### Given instruction
Set down the material below word for word, excluding the pictures.

### Material
########
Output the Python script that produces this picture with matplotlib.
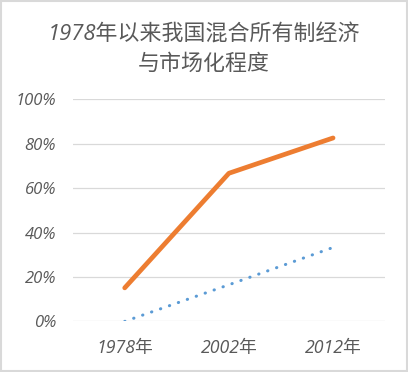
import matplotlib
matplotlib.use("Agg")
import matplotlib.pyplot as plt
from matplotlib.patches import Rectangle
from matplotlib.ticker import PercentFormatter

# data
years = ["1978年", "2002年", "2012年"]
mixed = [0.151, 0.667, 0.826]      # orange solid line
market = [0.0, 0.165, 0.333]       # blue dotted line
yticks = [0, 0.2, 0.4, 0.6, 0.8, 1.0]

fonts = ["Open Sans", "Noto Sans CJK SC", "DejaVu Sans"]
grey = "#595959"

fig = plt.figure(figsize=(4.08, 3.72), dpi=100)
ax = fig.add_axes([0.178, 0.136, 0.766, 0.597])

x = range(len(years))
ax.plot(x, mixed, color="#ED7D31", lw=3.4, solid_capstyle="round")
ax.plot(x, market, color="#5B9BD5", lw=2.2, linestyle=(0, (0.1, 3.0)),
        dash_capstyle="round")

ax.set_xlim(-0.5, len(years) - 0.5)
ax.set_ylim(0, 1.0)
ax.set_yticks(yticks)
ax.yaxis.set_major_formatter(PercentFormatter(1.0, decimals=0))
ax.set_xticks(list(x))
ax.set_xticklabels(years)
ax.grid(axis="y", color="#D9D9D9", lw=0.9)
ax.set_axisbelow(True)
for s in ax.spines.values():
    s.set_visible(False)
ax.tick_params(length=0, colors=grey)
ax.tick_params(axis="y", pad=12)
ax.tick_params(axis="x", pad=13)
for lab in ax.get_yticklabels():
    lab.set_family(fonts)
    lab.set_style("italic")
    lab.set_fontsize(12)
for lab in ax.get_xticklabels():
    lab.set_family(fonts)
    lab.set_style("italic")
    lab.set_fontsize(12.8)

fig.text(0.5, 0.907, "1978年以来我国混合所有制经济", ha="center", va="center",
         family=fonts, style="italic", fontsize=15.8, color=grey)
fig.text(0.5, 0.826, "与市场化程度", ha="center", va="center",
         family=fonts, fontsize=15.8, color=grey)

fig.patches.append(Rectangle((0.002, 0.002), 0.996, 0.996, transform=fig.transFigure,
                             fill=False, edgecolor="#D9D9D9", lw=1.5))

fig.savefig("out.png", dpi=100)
########
### Correct response
Output the Python script that produces this picture with matplotlib.
import matplotlib
matplotlib.use("Agg")
import matplotlib.pyplot as plt
from matplotlib.patches import Rectangle
from matplotlib.ticker import PercentFormatter

# data
years = ["1978年", "2002年", "2012年"]
mixed = [0.151, 0.667, 0.826]      # orange solid line
market = [0.0, 0.165, 0.333]       # blue dotted line
yticks = [0, 0.2, 0.4, 0.6, 0.8, 1.0]

fonts = ["Open Sans", "Noto Sans CJK SC", "DejaVu Sans"]
grey = "#595959"

fig = plt.figure(figsize=(4.08, 3.72), dpi=100)
ax = fig.add_axes([0.178, 0.136, 0.766, 0.597])

x = range(len(years))
ax.plot(x, mixed, color="#ED7D31", lw=3.4, solid_capstyle="round")
ax.plot(x, market, color="#5B9BD5", lw=2.2, linestyle=(0, (0.1, 3.0)),
        dash_capstyle="round")

ax.set_xlim(-0.5, len(years) - 0.5)
ax.set_ylim(0, 1.0)
ax.set_yticks(yticks)
ax.yaxis.set_major_formatter(PercentFormatter(1.0, decimals=0))
ax.set_xticks(list(x))
ax.set_xticklabels(years)
ax.grid(axis="y", color="#D9D9D9", lw=0.9)
ax.set_axisbelow(True)
for s in ax.spines.values():
    s.set_visible(False)
ax.tick_params(length=0, colors=grey)
ax.tick_params(axis="y", pad=12)
ax.tick_params(axis="x", pad=13)
for lab in ax.get_yticklabels():
    lab.set_family(fonts)
    lab.set_style("italic")
    lab.set_fontsize(12)
for lab in ax.get_xticklabels():
    lab.set_family(fonts)
    lab.set_style("italic")
    lab.set_fontsize(12.8)

fig.text(0.5, 0.907, "1978年以来我国混合所有制经济", ha="center", va="center",
         family=fonts, style="italic", fontsize=15.8, color=grey)
fig.text(0.5, 0.826, "与市场化程度", ha="center", va="center",
         family=fonts, fontsize=15.8, color=grey)

fig.patches.append(Rectangle((0.002, 0.002), 0.996, 0.996, transform=fig.transFigure,
                             fill=False, edgecolor="#D9D9D9", lw=1.5))

fig.savefig("out.png", dpi=100)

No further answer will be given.